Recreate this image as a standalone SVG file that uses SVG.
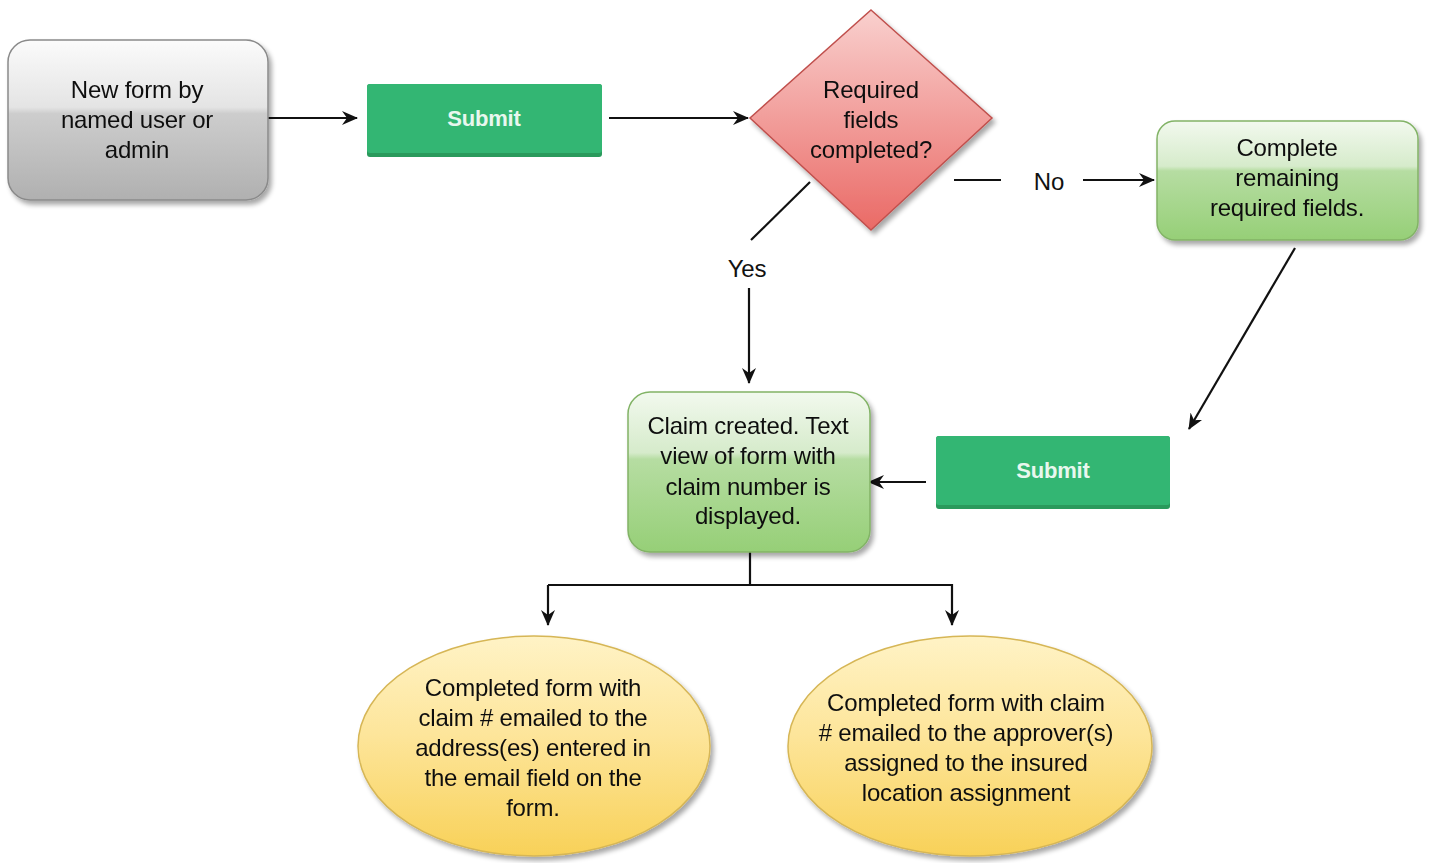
<svg xmlns="http://www.w3.org/2000/svg" width="1429" height="863" viewBox="0 0 1429 863">
<defs>
<style>
text{font-family:"Liberation Sans",Arial,sans-serif;font-size:24px;fill:#111;text-anchor:middle;letter-spacing:-0.2px}
.btn{font-size:22px;font-weight:bold;fill:#e8f7ee}
.ln{stroke:#111;stroke-width:2.2;fill:none}
</style>
<linearGradient id="gGray" x1="0" y1="0" x2="0" y2="1">
<stop offset="0" stop-color="#fbfbfb"/><stop offset="0.42" stop-color="#e4e4e4"/><stop offset="0.46" stop-color="#cdcdcd"/><stop offset="1" stop-color="#b0b0b0"/>
</linearGradient>
<linearGradient id="gGreen" x1="0" y1="0" x2="0" y2="1">
<stop offset="0" stop-color="#f2f9ee"/><stop offset="0.38" stop-color="#d6ebcb"/><stop offset="0.42" stop-color="#b6dda2"/><stop offset="1" stop-color="#96cf77"/>
</linearGradient>
<linearGradient id="gRed" x1="0" y1="0" x2="0" y2="1">
<stop offset="0" stop-color="#f9d0ce"/><stop offset="1" stop-color="#ea6a66"/>
</linearGradient>
<linearGradient id="gYel" x1="0" y1="0" x2="0" y2="1">
<stop offset="0" stop-color="#fff3c6"/><stop offset="0.45" stop-color="#fde59a"/><stop offset="1" stop-color="#f8d158"/>
</linearGradient>
<filter id="sh" x="-10%" y="-10%" width="125%" height="130%">
<feGaussianBlur in="SourceAlpha" stdDeviation="2.5"/><feOffset dx="3" dy="4"/>
<feComponentTransfer><feFuncA type="linear" slope="0.35"/></feComponentTransfer>
<feMerge><feMergeNode/><feMergeNode in="SourceGraphic"/></feMerge>
</filter>
<marker id="ah" viewBox="0 0 16 14" refX="15" refY="7" markerWidth="16" markerHeight="14" markerUnits="userSpaceOnUse" orient="auto">
<path d="M0,0 L16,7 L0,14 L5,7 Z" fill="#111"/>
</marker>
</defs>

<g id="connectors">
<line class="ln" x1="268" y1="118" x2="357" y2="118" marker-end="url(#ah)"/>
<line class="ln" x1="609" y1="118" x2="748" y2="118" marker-end="url(#ah)"/>
<line class="ln" x1="954" y1="180" x2="1001" y2="180"/>
<text x="1049" y="190">No</text>
<line class="ln" x1="1083" y1="180" x2="1154" y2="180" marker-end="url(#ah)"/>
<line class="ln" x1="810" y1="182" x2="751" y2="240"/>
<text x="747" y="277">Yes</text>
<line class="ln" x1="749" y1="288" x2="749" y2="383" marker-end="url(#ah)"/>
<line class="ln" x1="1295" y1="248" x2="1189" y2="429" marker-end="url(#ah)"/>
<line class="ln" x1="926" y1="482" x2="869" y2="482" marker-end="url(#ah)"/>
<polyline class="ln" points="750,552 750,585"/>
<polyline class="ln" points="548,585 952,585 952,625" marker-end="url(#ah)"/>
<line class="ln" x1="548" y1="585" x2="548" y2="625" marker-end="url(#ah)"/>
</g>

<g id="node-newform" filter="url(#sh)">
<rect x="8" y="40" width="260" height="160" rx="22" fill="url(#gGray)" stroke="#8a8a8a" stroke-width="1.5"/>
<text x="137" y="98">New form by</text>
<text x="137" y="128">named user or</text>
<text x="137" y="158">admin</text>
</g>

<g id="node-submit1">
<rect x="367" y="84" width="235" height="73" rx="3" fill="#2a9a5c"/>
<rect x="367" y="84" width="235" height="69" rx="3" fill="#33b673"/>
<text class="btn" x="484" y="126">Submit</text>
</g>

<g id="node-decision" filter="url(#sh)">
<polygon points="871,10 992,118 871,230 750,118" fill="url(#gRed)" stroke="#c0504d" stroke-width="1.5"/>
<text x="871" y="98">Required</text>
<text x="871" y="128">fields</text>
<text x="871" y="158">completed?</text>
</g>

<g id="node-complete" filter="url(#sh)">
<rect x="1157" y="121" width="261" height="119" rx="18" fill="url(#gGreen)" stroke="#82b366" stroke-width="1.5"/>
<text x="1287" y="156">Complete</text>
<text x="1287" y="186">remaining</text>
<text x="1287" y="216">required fields.</text>
</g>

<g id="node-submit2">
<rect x="936" y="436" width="234" height="73" rx="3" fill="#2a9a5c"/>
<rect x="936" y="436" width="234" height="69" rx="3" fill="#33b673"/>
<text class="btn" x="1053" y="478">Submit</text>
</g>

<g id="node-claim" filter="url(#sh)">
<rect x="628" y="392" width="242" height="160" rx="22" fill="url(#gGreen)" stroke="#82b366" stroke-width="1.5"/>
<text x="748" y="434">Claim created. Text</text>
<text x="748" y="464">view of form with</text>
<text x="748" y="495">claim number is</text>
<text x="748" y="524">displayed.</text>
</g>

<g id="node-email1" filter="url(#sh)">
<ellipse cx="534" cy="746" rx="176" ry="110" fill="url(#gYel)" stroke="#d6b656" stroke-width="1.5"/>
<text x="533" y="696">Completed form with</text>
<text x="533" y="726">claim # emailed to the</text>
<text x="533" y="756">address(es) entered in</text>
<text x="533" y="786">the email field on the</text>
<text x="533" y="816">form.</text>
</g>

<g id="node-email2" filter="url(#sh)">
<ellipse cx="970" cy="746" rx="182" ry="110" fill="url(#gYel)" stroke="#d6b656" stroke-width="1.5"/>
<text x="966" y="711">Completed form with claim</text>
<text x="966" y="741"># emailed to the approver(s)</text>
<text x="966" y="771">assigned to the insured</text>
<text x="966" y="801">location assignment</text>
</g>
</svg>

● ● ● ●

**What you need to do:** Omit the pictures and give the material again, exactly and in full.

**Task result:**
Recreate this image as a standalone SVG file that uses SVG.
<svg xmlns="http://www.w3.org/2000/svg" width="1429" height="863" viewBox="0 0 1429 863">
<defs>
<style>
text{font-family:"Liberation Sans",Arial,sans-serif;font-size:24px;fill:#111;text-anchor:middle;letter-spacing:-0.2px}
.btn{font-size:22px;font-weight:bold;fill:#e8f7ee}
.ln{stroke:#111;stroke-width:2.2;fill:none}
</style>
<linearGradient id="gGray" x1="0" y1="0" x2="0" y2="1">
<stop offset="0" stop-color="#fbfbfb"/><stop offset="0.42" stop-color="#e4e4e4"/><stop offset="0.46" stop-color="#cdcdcd"/><stop offset="1" stop-color="#b0b0b0"/>
</linearGradient>
<linearGradient id="gGreen" x1="0" y1="0" x2="0" y2="1">
<stop offset="0" stop-color="#f2f9ee"/><stop offset="0.38" stop-color="#d6ebcb"/><stop offset="0.42" stop-color="#b6dda2"/><stop offset="1" stop-color="#96cf77"/>
</linearGradient>
<linearGradient id="gRed" x1="0" y1="0" x2="0" y2="1">
<stop offset="0" stop-color="#f9d0ce"/><stop offset="1" stop-color="#ea6a66"/>
</linearGradient>
<linearGradient id="gYel" x1="0" y1="0" x2="0" y2="1">
<stop offset="0" stop-color="#fff3c6"/><stop offset="0.45" stop-color="#fde59a"/><stop offset="1" stop-color="#f8d158"/>
</linearGradient>
<filter id="sh" x="-10%" y="-10%" width="125%" height="130%">
<feGaussianBlur in="SourceAlpha" stdDeviation="2.5"/><feOffset dx="3" dy="4"/>
<feComponentTransfer><feFuncA type="linear" slope="0.35"/></feComponentTransfer>
<feMerge><feMergeNode/><feMergeNode in="SourceGraphic"/></feMerge>
</filter>
<marker id="ah" viewBox="0 0 16 14" refX="15" refY="7" markerWidth="16" markerHeight="14" markerUnits="userSpaceOnUse" orient="auto">
<path d="M0,0 L16,7 L0,14 L5,7 Z" fill="#111"/>
</marker>
</defs>

<g id="connectors">
<line class="ln" x1="268" y1="118" x2="357" y2="118" marker-end="url(#ah)"/>
<line class="ln" x1="609" y1="118" x2="748" y2="118" marker-end="url(#ah)"/>
<line class="ln" x1="954" y1="180" x2="1001" y2="180"/>
<text x="1049" y="190">No</text>
<line class="ln" x1="1083" y1="180" x2="1154" y2="180" marker-end="url(#ah)"/>
<line class="ln" x1="810" y1="182" x2="751" y2="240"/>
<text x="747" y="277">Yes</text>
<line class="ln" x1="749" y1="288" x2="749" y2="383" marker-end="url(#ah)"/>
<line class="ln" x1="1295" y1="248" x2="1189" y2="429" marker-end="url(#ah)"/>
<line class="ln" x1="926" y1="482" x2="869" y2="482" marker-end="url(#ah)"/>
<polyline class="ln" points="750,552 750,585"/>
<polyline class="ln" points="548,585 952,585 952,625" marker-end="url(#ah)"/>
<line class="ln" x1="548" y1="585" x2="548" y2="625" marker-end="url(#ah)"/>
</g>

<g id="node-newform" filter="url(#sh)">
<rect x="8" y="40" width="260" height="160" rx="22" fill="url(#gGray)" stroke="#8a8a8a" stroke-width="1.5"/>
<text x="137" y="98">New form by</text>
<text x="137" y="128">named user or</text>
<text x="137" y="158">admin</text>
</g>

<g id="node-submit1">
<rect x="367" y="84" width="235" height="73" rx="3" fill="#2a9a5c"/>
<rect x="367" y="84" width="235" height="69" rx="3" fill="#33b673"/>
<text class="btn" x="484" y="126">Submit</text>
</g>

<g id="node-decision" filter="url(#sh)">
<polygon points="871,10 992,118 871,230 750,118" fill="url(#gRed)" stroke="#c0504d" stroke-width="1.5"/>
<text x="871" y="98">Required</text>
<text x="871" y="128">fields</text>
<text x="871" y="158">completed?</text>
</g>

<g id="node-complete" filter="url(#sh)">
<rect x="1157" y="121" width="261" height="119" rx="18" fill="url(#gGreen)" stroke="#82b366" stroke-width="1.5"/>
<text x="1287" y="156">Complete</text>
<text x="1287" y="186">remaining</text>
<text x="1287" y="216">required fields.</text>
</g>

<g id="node-submit2">
<rect x="936" y="436" width="234" height="73" rx="3" fill="#2a9a5c"/>
<rect x="936" y="436" width="234" height="69" rx="3" fill="#33b673"/>
<text class="btn" x="1053" y="478">Submit</text>
</g>

<g id="node-claim" filter="url(#sh)">
<rect x="628" y="392" width="242" height="160" rx="22" fill="url(#gGreen)" stroke="#82b366" stroke-width="1.5"/>
<text x="748" y="434">Claim created. Text</text>
<text x="748" y="464">view of form with</text>
<text x="748" y="495">claim number is</text>
<text x="748" y="524">displayed.</text>
</g>

<g id="node-email1" filter="url(#sh)">
<ellipse cx="534" cy="746" rx="176" ry="110" fill="url(#gYel)" stroke="#d6b656" stroke-width="1.5"/>
<text x="533" y="696">Completed form with</text>
<text x="533" y="726">claim # emailed to the</text>
<text x="533" y="756">address(es) entered in</text>
<text x="533" y="786">the email field on the</text>
<text x="533" y="816">form.</text>
</g>

<g id="node-email2" filter="url(#sh)">
<ellipse cx="970" cy="746" rx="182" ry="110" fill="url(#gYel)" stroke="#d6b656" stroke-width="1.5"/>
<text x="966" y="711">Completed form with claim</text>
<text x="966" y="741"># emailed to the approver(s)</text>
<text x="966" y="771">assigned to the insured</text>
<text x="966" y="801">location assignment</text>
</g>
</svg>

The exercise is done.